## Data excerpt

## BEGIN

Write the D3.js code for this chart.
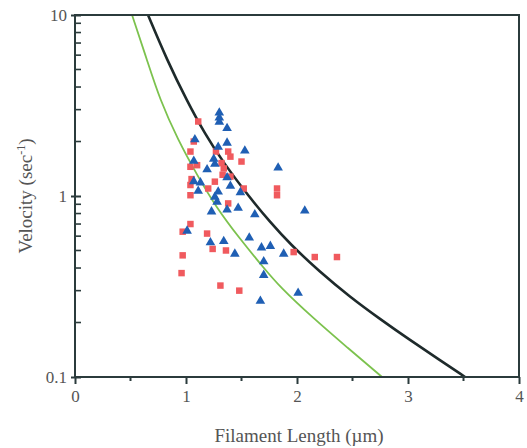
<!DOCTYPE html>
<html>
<head>
<meta charset="utf-8">
<script src="https://cdn.jsdelivr.net/npm/d3@7"></script>
<style>
  body { margin: 0; background: #fff; }
</style>
</head>
<body>
<div id="chart"></div>
<script>
// Filament length (µm) vs velocity (sec^-1)
const redSquares = [
  [1.11, 2.58], [1.07, 2.0], [1.04, 1.76], [1.27, 1.76], [1.38, 1.76], [1.40, 1.65],
  [1.50, 1.55], [1.10, 1.48], [1.04, 1.45], [1.34, 1.42], [1.32, 1.52], [1.33, 1.31],
  [1.05, 1.24], [1.26, 1.20], [1.40, 1.28], [1.52, 1.10], [1.20, 1.10], [1.04, 1.15],
  [1.04, 1.01], [1.82, 1.10], [1.82, 1.01], [1.38, 0.91], [1.04, 0.70], [0.97, 0.635],
  [1.19, 0.62], [1.24, 0.51], [1.36, 0.50], [0.97, 0.47], [0.96, 0.375], [1.31, 0.32],
  [1.48, 0.30], [1.97, 0.49], [2.16, 0.46], [2.36, 0.46]
];
const blueTriangles = [
  [1.30, 2.92], [1.30, 2.74], [1.30, 2.60], [1.37, 2.40], [1.08, 2.08], [1.29, 1.89],
  [1.37, 1.99], [1.53, 1.80], [1.25, 1.62], [1.19, 1.42], [1.26, 1.52], [1.83, 1.45],
  [1.07, 1.58], [1.13, 1.20], [1.07, 1.22], [1.40, 1.15], [1.49, 1.06], [1.11, 1.08],
  [1.26, 1.00], [1.28, 0.94], [1.23, 0.83], [1.37, 0.85], [1.47, 0.87], [1.62, 0.80],
  [2.07, 0.84], [1.01, 0.65], [1.22, 0.56], [1.34, 0.57], [1.57, 0.595], [1.68, 0.525],
  [1.76, 0.535], [1.88, 0.485], [1.44, 0.485], [1.70, 0.44], [1.70, 0.37], [2.01, 0.295],
  [1.67, 0.266], [1.37, 1.28], [1.29, 1.07]
];
// curves
const blackCurve = [
  [0.658, 10], [0.829, 5.64], [1.009, 3.35], [1.171, 2.20], [1.333, 1.54], [1.577, 0.975],
  [1.757, 0.718], [1.937, 0.543], [2.207, 0.380], [2.477, 0.277], [2.748, 0.209],
  [3.018, 0.160], [3.288, 0.124], [3.514, 0.1]
];
const greenCurve = [
  [0.514, 10], [0.649, 5.64], [0.766, 3.39], [0.928, 2.04], [1.099, 1.31], [1.270, 0.87],
  [1.486, 0.579], [1.694, 0.405], [1.847, 0.314], [2.144, 0.212], [2.450, 0.146], [2.766, 0.1]
];
const xTicks = [0, 1, 2, 3, 4];
const xMinorTicks = [0.5, 1.5, 2.5, 3.5];
const yTicks = [0.1, 1, 10];
const yTickLabels = ["0.1", "1", "10"];
const yMinorTicks = [0.2, 0.3, 0.4, 0.5, 0.6, 0.7, 0.8, 0.9, 2, 3, 4, 5, 6, 7, 8, 9];

const width = 527, height = 448;
const margin = { top: 15, right: 8, bottom: 71, left: 75 };
const axisColor = "#2b3b3c";
const serif = "'Liberation Serif', 'Times New Roman', 'DejaVu Serif', serif";

const svg = d3.select("#chart").append("svg")
  .attr("width", width).attr("height", height);

const x = d3.scaleLinear().domain([0, 4]).range([margin.left, width - margin.right]);
const y = d3.scaleLog().domain([0.1, 10]).range([height - margin.bottom, margin.top]);

const plot = svg.append("g");

// curves
const line = d3.line().x(d => x(d[0])).y(d => y(d[1])).curve(d3.curveBasis);
plot.append("path").datum(greenCurve)
  .attr("fill", "none").attr("stroke", "#7cc24e").attr("stroke-width", 1.8).attr("d", line);
plot.append("path").datum(blackCurve)
  .attr("fill", "none").attr("stroke", "#1e2a2b").attr("stroke-width", 2.6).attr("d", line);

// markers
plot.selectAll(".sq").data(redSquares).join("path")
  .attr("class", "sq")
  .attr("transform", d => `translate(${x(d[0])},${y(d[1])})`)
  .attr("d", d3.symbol(d3.symbolSquare, 42))
  .attr("fill", "#f05a5e");
plot.selectAll(".tri").data(blueTriangles).join("path")
  .attr("class", "tri")
  .attr("transform", d => `translate(${x(d[0])},${y(d[1]) + 1})`)
  .attr("d", d3.symbol(d3.symbolTriangle, 40))
  .attr("fill", "#1f5fb4");

// frame
svg.append("rect")
  .attr("x", x(0)).attr("y", y(10))
  .attr("width", x(4) - x(0)).attr("height", y(0.1) - y(10))
  .attr("fill", "none").attr("stroke", axisColor).attr("stroke-width", 2);

// x axis (ticks outward)
const xAxis = svg.append("g").attr("transform", `translate(0,${y(0.1)})`)
  .call(d3.axisBottom(x).tickValues(xTicks).tickSize(7).tickPadding(6).tickFormat(d3.format("d")));
xAxis.select(".domain").remove();
xAxis.selectAll("line").attr("stroke", axisColor).attr("stroke-width", 2);
xAxis.selectAll("text").attr("font-size", 17).attr("font-family", serif).attr("fill", "#555");
svg.append("g").selectAll("line").data(xMinorTicks).join("line")
  .attr("x1", d => x(d)).attr("x2", d => x(d))
  .attr("y1", y(0.1)).attr("y2", y(0.1) + 4)
  .attr("stroke", axisColor).attr("stroke-width", 2);

// y axis (ticks inward, majors cross)
const yAxis = svg.append("g").attr("transform", `translate(${x(0)},0)`)
  .call(d3.axisLeft(y).tickValues(yTicks).tickSize(4).tickPadding(4)
    .tickFormat((d, i) => yTickLabels[i]));
yAxis.select(".domain").remove();
yAxis.selectAll("line").attr("stroke", axisColor).attr("stroke-width", 2).attr("x2", 6).attr("x1", -4);
yAxis.selectAll("text").attr("font-size", 17).attr("font-family", serif).attr("fill", "#555");
svg.append("g").selectAll("line").data(yMinorTicks).join("line")
  .attr("x1", x(0)).attr("x2", x(0) + 6)
  .attr("y1", d => y(d)).attr("y2", d => y(d))
  .attr("stroke", axisColor).attr("stroke-width", 1.6);

// titles
svg.append("text")
  .attr("x", 299).attr("y", 442)
  .attr("text-anchor", "middle").attr("font-size", 19)
  .attr("font-family", serif).attr("fill", "#555")
  .text("Filament Length (µm)");
const yTitle = svg.append("text")
  .attr("transform", `translate(32,${(y(10) + y(0.1)) / 2}) rotate(-90)`)
  .attr("text-anchor", "middle").attr("font-size", 19)
  .attr("font-family", serif).attr("fill", "#555");
yTitle.append("tspan").text("Velocity (sec");
yTitle.append("tspan").attr("dy", -7).attr("font-size", 12).text("-1");
yTitle.append("tspan").attr("dy", 7).text(")");
</script>
</body>
</html>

## END

Scan the lines for the string "chart". Copy out each line that matches.

## Answer in full
Write the D3.js code for this chart.
<div id="chart"></div>
const svg = d3.select("#chart").append("svg")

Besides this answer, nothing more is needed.